Give an exact copy of every line, leaving images out.

— START DATA —

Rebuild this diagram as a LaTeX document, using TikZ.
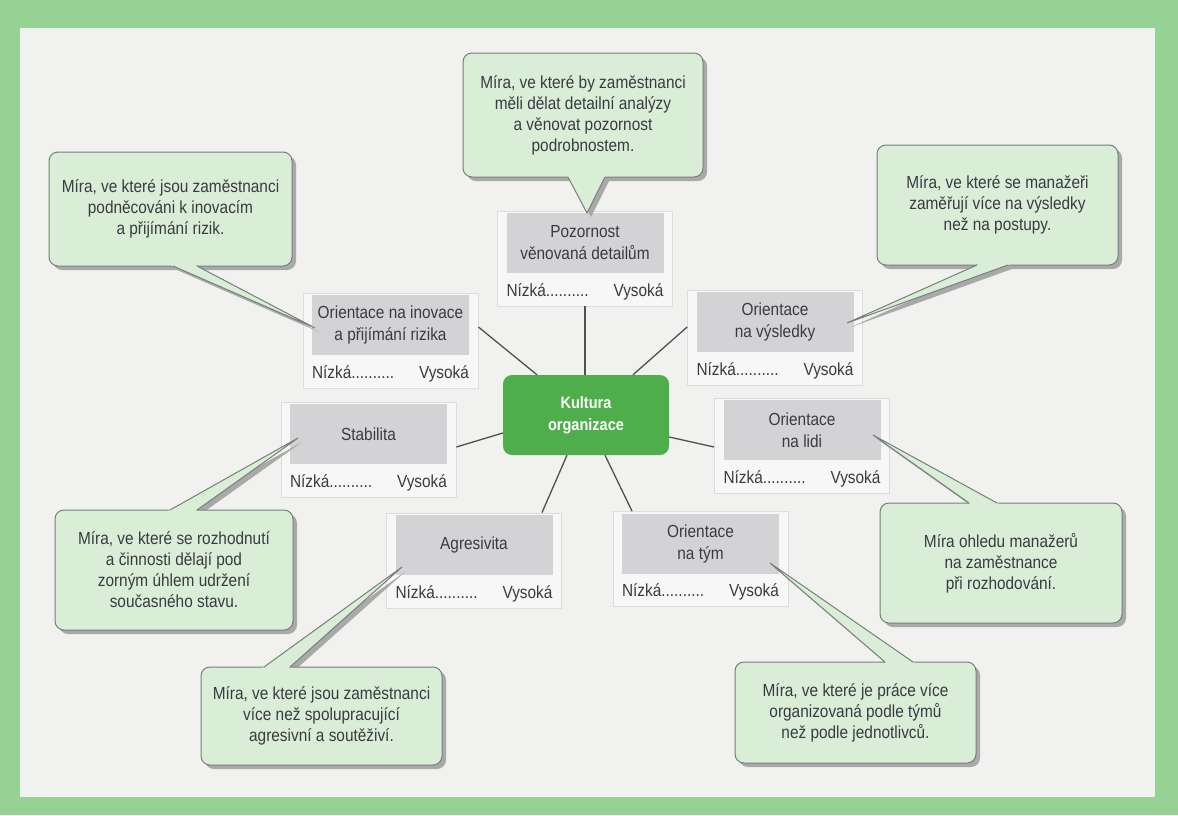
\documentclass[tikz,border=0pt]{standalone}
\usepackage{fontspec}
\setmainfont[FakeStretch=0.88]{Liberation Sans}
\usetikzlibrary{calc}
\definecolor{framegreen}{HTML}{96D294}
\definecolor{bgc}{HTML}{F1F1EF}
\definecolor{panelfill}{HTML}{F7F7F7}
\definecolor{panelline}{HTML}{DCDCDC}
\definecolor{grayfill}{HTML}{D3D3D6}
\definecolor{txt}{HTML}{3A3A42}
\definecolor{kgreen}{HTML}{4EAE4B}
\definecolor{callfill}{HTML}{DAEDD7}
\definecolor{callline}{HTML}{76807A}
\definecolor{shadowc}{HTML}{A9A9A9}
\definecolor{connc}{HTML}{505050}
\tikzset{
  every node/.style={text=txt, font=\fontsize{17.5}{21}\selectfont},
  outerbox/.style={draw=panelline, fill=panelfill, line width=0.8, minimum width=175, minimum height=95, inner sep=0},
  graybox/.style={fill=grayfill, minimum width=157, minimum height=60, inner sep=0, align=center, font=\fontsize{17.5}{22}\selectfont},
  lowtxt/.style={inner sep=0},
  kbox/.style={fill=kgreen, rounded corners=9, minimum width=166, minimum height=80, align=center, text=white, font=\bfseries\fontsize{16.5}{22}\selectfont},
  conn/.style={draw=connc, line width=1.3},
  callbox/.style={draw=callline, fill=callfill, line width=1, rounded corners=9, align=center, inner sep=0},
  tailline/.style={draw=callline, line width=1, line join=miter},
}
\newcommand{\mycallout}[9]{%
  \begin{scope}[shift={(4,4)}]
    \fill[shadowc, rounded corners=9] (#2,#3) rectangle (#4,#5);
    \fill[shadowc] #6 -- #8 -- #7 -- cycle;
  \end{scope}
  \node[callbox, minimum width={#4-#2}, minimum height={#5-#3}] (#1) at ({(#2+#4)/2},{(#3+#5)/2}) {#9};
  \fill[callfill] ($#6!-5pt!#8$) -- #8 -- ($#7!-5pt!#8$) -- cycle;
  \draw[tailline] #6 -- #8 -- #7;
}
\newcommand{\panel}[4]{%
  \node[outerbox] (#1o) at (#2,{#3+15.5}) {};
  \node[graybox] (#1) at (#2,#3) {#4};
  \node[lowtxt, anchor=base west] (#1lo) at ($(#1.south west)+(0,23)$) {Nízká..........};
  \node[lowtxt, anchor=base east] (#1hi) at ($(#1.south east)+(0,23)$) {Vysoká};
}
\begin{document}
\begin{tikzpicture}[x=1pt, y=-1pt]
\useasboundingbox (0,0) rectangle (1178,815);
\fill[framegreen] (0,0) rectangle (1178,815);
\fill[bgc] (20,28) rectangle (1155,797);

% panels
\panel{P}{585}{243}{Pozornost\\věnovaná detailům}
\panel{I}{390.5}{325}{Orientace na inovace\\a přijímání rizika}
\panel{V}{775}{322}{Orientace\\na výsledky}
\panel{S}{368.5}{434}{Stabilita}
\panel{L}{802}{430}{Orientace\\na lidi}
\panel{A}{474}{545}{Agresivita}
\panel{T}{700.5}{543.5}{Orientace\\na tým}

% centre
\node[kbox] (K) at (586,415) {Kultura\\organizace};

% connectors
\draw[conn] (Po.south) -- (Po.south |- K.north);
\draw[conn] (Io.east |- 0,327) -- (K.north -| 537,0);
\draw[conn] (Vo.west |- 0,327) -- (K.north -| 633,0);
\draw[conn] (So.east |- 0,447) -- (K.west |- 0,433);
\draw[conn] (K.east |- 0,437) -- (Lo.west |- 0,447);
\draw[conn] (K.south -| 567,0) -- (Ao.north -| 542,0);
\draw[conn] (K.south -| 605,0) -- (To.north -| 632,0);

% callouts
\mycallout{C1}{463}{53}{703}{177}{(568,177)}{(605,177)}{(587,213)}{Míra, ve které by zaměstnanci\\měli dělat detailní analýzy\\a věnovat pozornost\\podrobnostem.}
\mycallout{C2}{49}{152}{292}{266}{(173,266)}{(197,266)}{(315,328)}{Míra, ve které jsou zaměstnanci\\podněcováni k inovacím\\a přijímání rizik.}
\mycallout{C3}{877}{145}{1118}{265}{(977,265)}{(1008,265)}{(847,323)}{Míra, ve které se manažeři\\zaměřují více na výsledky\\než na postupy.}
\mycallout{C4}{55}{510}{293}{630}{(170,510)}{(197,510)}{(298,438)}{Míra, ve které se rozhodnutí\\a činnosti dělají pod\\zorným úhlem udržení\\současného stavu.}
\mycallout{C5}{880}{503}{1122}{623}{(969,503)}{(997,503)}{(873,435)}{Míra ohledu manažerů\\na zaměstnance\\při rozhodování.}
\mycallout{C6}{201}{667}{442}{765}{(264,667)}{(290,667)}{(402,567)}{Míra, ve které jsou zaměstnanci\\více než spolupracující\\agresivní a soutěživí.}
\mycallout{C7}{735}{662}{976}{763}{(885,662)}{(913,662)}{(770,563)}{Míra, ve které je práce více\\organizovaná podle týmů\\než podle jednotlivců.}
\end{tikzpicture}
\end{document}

— END DATA —

RESPONSE TO THE TASK:
Rebuild this diagram as a LaTeX document, using TikZ.
\documentclass[tikz,border=0pt]{standalone}
\usepackage{fontspec}
\setmainfont[FakeStretch=0.88]{Liberation Sans}
\usetikzlibrary{calc}
\definecolor{framegreen}{HTML}{96D294}
\definecolor{bgc}{HTML}{F1F1EF}
\definecolor{panelfill}{HTML}{F7F7F7}
\definecolor{panelline}{HTML}{DCDCDC}
\definecolor{grayfill}{HTML}{D3D3D6}
\definecolor{txt}{HTML}{3A3A42}
\definecolor{kgreen}{HTML}{4EAE4B}
\definecolor{callfill}{HTML}{DAEDD7}
\definecolor{callline}{HTML}{76807A}
\definecolor{shadowc}{HTML}{A9A9A9}
\definecolor{connc}{HTML}{505050}
\tikzset{
  every node/.style={text=txt, font=\fontsize{17.5}{21}\selectfont},
  outerbox/.style={draw=panelline, fill=panelfill, line width=0.8, minimum width=175, minimum height=95, inner sep=0},
  graybox/.style={fill=grayfill, minimum width=157, minimum height=60, inner sep=0, align=center, font=\fontsize{17.5}{22}\selectfont},
  lowtxt/.style={inner sep=0},
  kbox/.style={fill=kgreen, rounded corners=9, minimum width=166, minimum height=80, align=center, text=white, font=\bfseries\fontsize{16.5}{22}\selectfont},
  conn/.style={draw=connc, line width=1.3},
  callbox/.style={draw=callline, fill=callfill, line width=1, rounded corners=9, align=center, inner sep=0},
  tailline/.style={draw=callline, line width=1, line join=miter},
}
\newcommand{\mycallout}[9]{%
  \begin{scope}[shift={(4,4)}]
    \fill[shadowc, rounded corners=9] (#2,#3) rectangle (#4,#5);
    \fill[shadowc] #6 -- #8 -- #7 -- cycle;
  \end{scope}
  \node[callbox, minimum width={#4-#2}, minimum height={#5-#3}] (#1) at ({(#2+#4)/2},{(#3+#5)/2}) {#9};
  \fill[callfill] ($#6!-5pt!#8$) -- #8 -- ($#7!-5pt!#8$) -- cycle;
  \draw[tailline] #6 -- #8 -- #7;
}
\newcommand{\panel}[4]{%
  \node[outerbox] (#1o) at (#2,{#3+15.5}) {};
  \node[graybox] (#1) at (#2,#3) {#4};
  \node[lowtxt, anchor=base west] (#1lo) at ($(#1.south west)+(0,23)$) {Nízká..........};
  \node[lowtxt, anchor=base east] (#1hi) at ($(#1.south east)+(0,23)$) {Vysoká};
}
\begin{document}
\begin{tikzpicture}[x=1pt, y=-1pt]
\useasboundingbox (0,0) rectangle (1178,815);
\fill[framegreen] (0,0) rectangle (1178,815);
\fill[bgc] (20,28) rectangle (1155,797);

% panels
\panel{P}{585}{243}{Pozornost\\věnovaná detailům}
\panel{I}{390.5}{325}{Orientace na inovace\\a přijímání rizika}
\panel{V}{775}{322}{Orientace\\na výsledky}
\panel{S}{368.5}{434}{Stabilita}
\panel{L}{802}{430}{Orientace\\na lidi}
\panel{A}{474}{545}{Agresivita}
\panel{T}{700.5}{543.5}{Orientace\\na tým}

% centre
\node[kbox] (K) at (586,415) {Kultura\\organizace};

% connectors
\draw[conn] (Po.south) -- (Po.south |- K.north);
\draw[conn] (Io.east |- 0,327) -- (K.north -| 537,0);
\draw[conn] (Vo.west |- 0,327) -- (K.north -| 633,0);
\draw[conn] (So.east |- 0,447) -- (K.west |- 0,433);
\draw[conn] (K.east |- 0,437) -- (Lo.west |- 0,447);
\draw[conn] (K.south -| 567,0) -- (Ao.north -| 542,0);
\draw[conn] (K.south -| 605,0) -- (To.north -| 632,0);

% callouts
\mycallout{C1}{463}{53}{703}{177}{(568,177)}{(605,177)}{(587,213)}{Míra, ve které by zaměstnanci\\měli dělat detailní analýzy\\a věnovat pozornost\\podrobnostem.}
\mycallout{C2}{49}{152}{292}{266}{(173,266)}{(197,266)}{(315,328)}{Míra, ve které jsou zaměstnanci\\podněcováni k inovacím\\a přijímání rizik.}
\mycallout{C3}{877}{145}{1118}{265}{(977,265)}{(1008,265)}{(847,323)}{Míra, ve které se manažeři\\zaměřují více na výsledky\\než na postupy.}
\mycallout{C4}{55}{510}{293}{630}{(170,510)}{(197,510)}{(298,438)}{Míra, ve které se rozhodnutí\\a činnosti dělají pod\\zorným úhlem udržení\\současného stavu.}
\mycallout{C5}{880}{503}{1122}{623}{(969,503)}{(997,503)}{(873,435)}{Míra ohledu manažerů\\na zaměstnance\\při rozhodování.}
\mycallout{C6}{201}{667}{442}{765}{(264,667)}{(290,667)}{(402,567)}{Míra, ve které jsou zaměstnanci\\více než spolupracující\\agresivní a soutěživí.}
\mycallout{C7}{735}{662}{976}{763}{(885,662)}{(913,662)}{(770,563)}{Míra, ve které je práce více\\organizovaná podle týmů\\než podle jednotlivců.}
\end{tikzpicture}
\end{document}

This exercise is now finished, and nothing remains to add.